[STATED EXERCISE]:
Extract every line where the string "with" appears.

[SUPPLIED RECORDS]:
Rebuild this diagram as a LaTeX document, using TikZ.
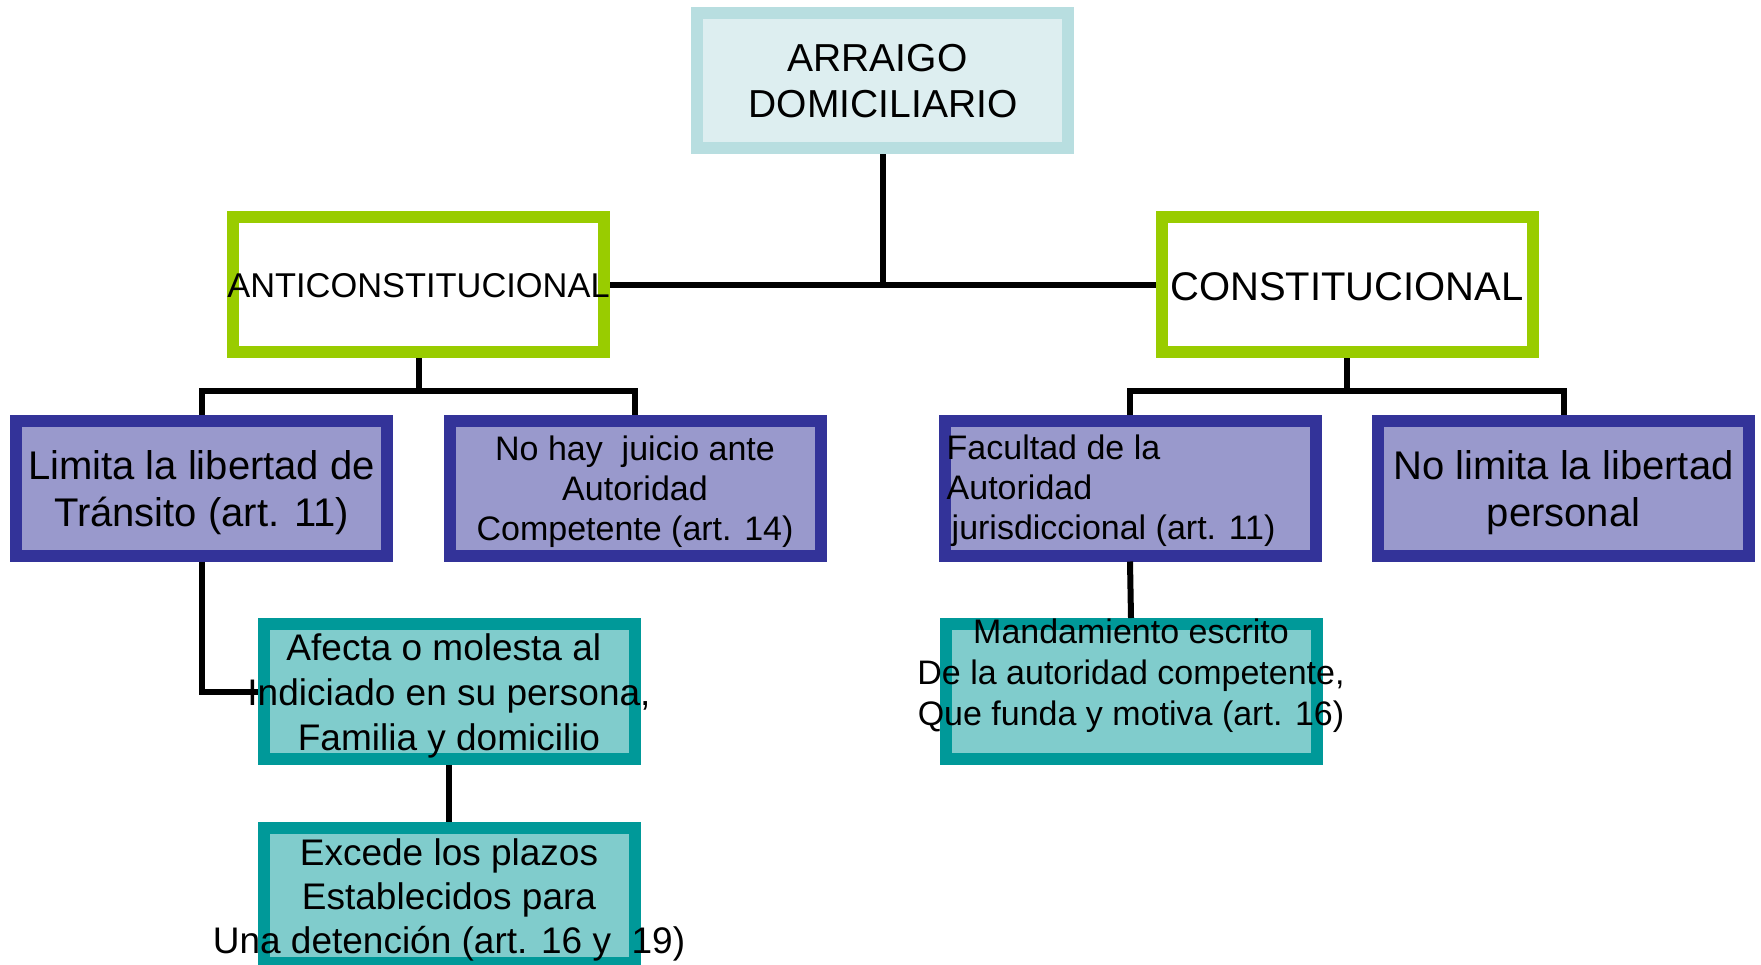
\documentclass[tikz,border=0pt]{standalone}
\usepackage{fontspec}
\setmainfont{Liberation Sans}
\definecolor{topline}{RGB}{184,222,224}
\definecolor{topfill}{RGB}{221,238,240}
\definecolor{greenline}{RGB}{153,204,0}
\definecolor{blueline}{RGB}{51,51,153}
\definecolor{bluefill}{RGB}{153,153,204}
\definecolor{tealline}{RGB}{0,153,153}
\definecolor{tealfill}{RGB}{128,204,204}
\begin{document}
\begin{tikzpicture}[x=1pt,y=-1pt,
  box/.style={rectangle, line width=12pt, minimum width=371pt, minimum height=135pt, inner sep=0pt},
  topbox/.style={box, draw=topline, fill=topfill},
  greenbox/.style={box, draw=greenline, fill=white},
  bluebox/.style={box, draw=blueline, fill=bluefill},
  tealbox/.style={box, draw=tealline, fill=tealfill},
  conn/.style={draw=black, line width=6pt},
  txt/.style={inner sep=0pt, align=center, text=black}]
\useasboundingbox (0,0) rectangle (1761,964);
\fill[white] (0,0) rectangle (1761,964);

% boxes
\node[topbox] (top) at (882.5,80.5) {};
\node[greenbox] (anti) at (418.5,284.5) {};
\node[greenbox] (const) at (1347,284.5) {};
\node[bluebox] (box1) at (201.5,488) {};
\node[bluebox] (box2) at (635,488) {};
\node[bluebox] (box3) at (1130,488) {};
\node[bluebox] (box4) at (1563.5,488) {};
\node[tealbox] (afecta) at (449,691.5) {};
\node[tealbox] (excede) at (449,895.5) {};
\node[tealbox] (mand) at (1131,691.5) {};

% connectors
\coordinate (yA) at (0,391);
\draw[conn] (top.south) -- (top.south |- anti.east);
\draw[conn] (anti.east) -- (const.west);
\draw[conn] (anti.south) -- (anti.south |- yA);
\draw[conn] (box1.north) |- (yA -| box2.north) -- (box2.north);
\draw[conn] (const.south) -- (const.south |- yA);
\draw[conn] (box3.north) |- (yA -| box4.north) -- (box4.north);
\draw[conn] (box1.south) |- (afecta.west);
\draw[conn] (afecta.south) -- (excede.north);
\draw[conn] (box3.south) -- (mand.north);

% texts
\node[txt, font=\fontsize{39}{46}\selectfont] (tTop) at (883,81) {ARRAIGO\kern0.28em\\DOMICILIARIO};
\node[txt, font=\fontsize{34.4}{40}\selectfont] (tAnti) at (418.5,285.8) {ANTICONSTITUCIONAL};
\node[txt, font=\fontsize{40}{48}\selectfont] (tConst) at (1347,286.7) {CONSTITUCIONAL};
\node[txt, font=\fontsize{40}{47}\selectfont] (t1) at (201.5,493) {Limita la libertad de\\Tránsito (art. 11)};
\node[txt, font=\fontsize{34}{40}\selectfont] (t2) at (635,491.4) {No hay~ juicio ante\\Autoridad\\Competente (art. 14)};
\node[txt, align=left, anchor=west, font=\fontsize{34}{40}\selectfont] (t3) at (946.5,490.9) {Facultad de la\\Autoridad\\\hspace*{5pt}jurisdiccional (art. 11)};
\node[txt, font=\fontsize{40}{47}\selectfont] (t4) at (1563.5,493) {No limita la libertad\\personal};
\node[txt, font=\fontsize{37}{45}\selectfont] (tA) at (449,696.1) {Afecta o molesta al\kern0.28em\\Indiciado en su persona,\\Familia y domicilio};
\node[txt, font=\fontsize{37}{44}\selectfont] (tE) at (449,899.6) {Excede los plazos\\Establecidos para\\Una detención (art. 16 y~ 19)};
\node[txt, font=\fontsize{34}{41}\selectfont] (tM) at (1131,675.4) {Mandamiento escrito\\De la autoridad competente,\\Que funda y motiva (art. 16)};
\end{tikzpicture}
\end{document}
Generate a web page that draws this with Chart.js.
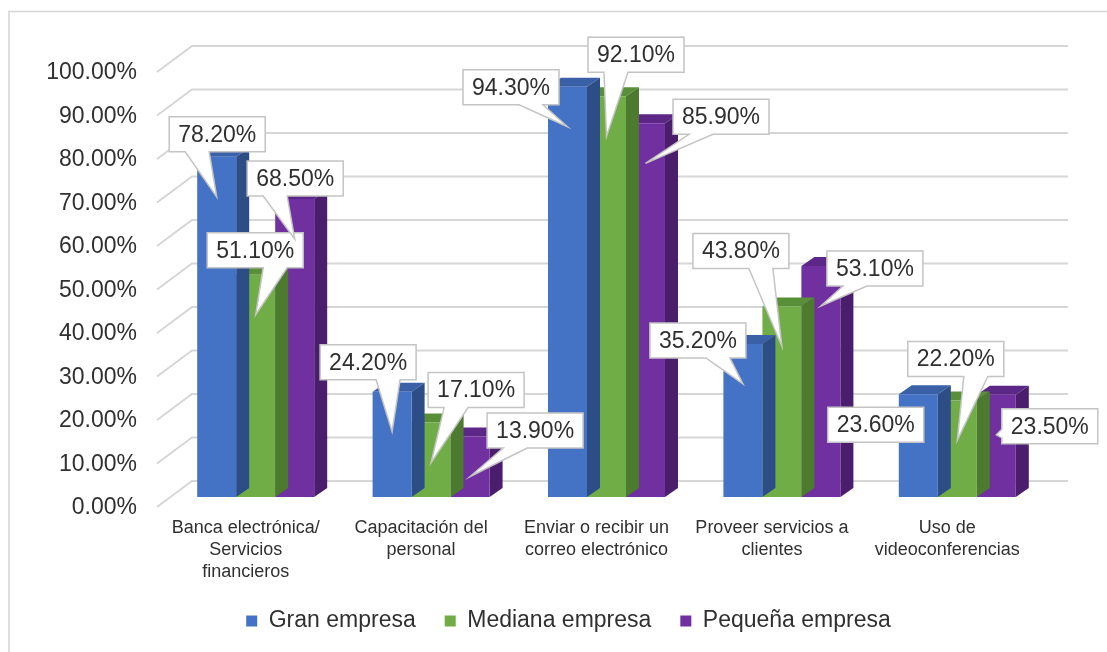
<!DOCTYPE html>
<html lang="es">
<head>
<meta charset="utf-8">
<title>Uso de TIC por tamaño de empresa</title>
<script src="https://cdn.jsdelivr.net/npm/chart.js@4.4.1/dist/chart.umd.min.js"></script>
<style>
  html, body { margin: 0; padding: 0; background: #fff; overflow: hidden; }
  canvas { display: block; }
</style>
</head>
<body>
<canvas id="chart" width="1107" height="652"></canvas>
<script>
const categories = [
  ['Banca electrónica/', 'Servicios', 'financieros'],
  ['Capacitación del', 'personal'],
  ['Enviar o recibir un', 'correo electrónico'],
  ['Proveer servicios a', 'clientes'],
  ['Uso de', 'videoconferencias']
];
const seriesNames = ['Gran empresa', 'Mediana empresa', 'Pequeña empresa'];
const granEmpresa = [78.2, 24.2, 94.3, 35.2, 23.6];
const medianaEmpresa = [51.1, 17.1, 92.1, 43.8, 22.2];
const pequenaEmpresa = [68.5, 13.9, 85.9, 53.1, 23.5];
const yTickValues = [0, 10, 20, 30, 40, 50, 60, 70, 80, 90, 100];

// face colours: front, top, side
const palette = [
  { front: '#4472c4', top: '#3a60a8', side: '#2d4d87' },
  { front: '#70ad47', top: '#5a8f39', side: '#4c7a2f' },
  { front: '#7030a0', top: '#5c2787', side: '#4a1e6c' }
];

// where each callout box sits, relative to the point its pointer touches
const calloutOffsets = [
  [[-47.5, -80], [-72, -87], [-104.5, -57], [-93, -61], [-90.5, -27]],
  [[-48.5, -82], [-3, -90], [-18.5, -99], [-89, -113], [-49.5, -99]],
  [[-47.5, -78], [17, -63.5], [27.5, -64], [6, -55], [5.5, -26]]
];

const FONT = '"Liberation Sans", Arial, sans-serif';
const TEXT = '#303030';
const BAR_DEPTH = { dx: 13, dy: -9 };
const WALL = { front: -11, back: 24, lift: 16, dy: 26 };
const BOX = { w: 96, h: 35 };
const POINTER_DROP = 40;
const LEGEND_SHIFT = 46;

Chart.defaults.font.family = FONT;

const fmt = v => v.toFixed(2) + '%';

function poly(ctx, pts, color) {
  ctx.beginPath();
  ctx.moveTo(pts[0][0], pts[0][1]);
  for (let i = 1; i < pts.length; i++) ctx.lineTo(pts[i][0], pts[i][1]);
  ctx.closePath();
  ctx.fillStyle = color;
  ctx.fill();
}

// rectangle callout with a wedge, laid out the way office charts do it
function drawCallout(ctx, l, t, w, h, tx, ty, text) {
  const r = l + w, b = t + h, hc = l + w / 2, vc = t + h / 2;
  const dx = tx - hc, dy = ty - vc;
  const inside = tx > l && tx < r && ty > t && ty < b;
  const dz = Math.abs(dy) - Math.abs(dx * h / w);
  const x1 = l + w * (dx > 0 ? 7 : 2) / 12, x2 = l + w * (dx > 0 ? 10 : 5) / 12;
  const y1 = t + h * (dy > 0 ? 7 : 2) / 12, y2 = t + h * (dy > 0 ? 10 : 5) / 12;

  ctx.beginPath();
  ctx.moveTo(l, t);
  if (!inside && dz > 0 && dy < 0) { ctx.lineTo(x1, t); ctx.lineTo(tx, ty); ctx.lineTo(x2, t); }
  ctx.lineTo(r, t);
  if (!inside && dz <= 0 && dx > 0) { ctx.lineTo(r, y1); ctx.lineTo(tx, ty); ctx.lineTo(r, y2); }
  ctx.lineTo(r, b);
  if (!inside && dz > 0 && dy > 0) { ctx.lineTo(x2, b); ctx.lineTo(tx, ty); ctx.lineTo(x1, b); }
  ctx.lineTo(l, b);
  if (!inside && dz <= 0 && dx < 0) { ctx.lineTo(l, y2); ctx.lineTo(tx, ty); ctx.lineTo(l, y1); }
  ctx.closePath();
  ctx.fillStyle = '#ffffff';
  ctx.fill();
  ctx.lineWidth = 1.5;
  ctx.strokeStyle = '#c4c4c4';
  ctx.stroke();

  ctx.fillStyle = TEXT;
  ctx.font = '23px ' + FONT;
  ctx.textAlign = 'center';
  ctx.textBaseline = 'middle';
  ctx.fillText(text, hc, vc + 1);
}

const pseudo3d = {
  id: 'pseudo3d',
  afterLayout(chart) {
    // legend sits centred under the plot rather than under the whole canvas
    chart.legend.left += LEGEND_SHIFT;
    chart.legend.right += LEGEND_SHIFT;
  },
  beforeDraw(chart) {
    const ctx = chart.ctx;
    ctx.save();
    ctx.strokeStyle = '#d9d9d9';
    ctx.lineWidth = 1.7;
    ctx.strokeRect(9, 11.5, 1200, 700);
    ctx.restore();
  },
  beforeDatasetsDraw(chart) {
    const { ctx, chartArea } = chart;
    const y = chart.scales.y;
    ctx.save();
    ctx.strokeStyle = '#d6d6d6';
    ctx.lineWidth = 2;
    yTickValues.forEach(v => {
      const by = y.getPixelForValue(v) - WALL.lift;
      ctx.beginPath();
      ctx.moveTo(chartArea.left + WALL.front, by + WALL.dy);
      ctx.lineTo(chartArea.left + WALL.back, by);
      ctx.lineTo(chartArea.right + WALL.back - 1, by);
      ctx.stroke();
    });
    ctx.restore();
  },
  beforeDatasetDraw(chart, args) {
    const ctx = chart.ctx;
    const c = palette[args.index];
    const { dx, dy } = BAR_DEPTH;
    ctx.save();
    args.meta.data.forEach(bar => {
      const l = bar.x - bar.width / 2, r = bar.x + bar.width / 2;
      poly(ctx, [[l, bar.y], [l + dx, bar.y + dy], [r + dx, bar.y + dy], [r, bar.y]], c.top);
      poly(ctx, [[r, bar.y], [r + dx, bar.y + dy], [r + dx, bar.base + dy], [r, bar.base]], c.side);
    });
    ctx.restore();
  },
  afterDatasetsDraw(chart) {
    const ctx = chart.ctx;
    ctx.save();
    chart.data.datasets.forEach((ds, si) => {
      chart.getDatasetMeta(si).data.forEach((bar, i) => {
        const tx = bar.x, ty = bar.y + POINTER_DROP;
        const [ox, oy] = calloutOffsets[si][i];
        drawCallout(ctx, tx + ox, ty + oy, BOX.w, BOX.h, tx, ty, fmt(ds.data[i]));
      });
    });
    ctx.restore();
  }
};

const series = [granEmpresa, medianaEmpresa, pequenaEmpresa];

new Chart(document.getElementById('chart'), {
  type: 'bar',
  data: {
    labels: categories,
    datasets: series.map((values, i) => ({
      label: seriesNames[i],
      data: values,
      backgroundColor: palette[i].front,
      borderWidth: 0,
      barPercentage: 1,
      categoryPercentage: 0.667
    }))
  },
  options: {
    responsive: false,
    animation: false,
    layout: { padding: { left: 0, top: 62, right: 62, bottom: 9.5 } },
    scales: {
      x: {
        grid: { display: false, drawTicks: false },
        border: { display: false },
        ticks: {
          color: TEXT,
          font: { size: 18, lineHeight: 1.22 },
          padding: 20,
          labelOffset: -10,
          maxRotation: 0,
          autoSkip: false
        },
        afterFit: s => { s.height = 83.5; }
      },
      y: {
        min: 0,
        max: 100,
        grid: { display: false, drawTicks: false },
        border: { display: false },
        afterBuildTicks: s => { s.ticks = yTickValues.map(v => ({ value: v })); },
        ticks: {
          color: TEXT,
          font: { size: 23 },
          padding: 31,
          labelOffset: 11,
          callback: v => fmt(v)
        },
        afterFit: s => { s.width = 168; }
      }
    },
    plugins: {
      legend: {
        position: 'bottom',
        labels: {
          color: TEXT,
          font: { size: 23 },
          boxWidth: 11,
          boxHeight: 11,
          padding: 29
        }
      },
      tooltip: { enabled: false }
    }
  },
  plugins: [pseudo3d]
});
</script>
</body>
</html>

[SOLUTION TO THE PROBLEM]:
Generate a web page that draws this with Chart.js.
// rectangle callout with a wedge, laid out the way office charts do it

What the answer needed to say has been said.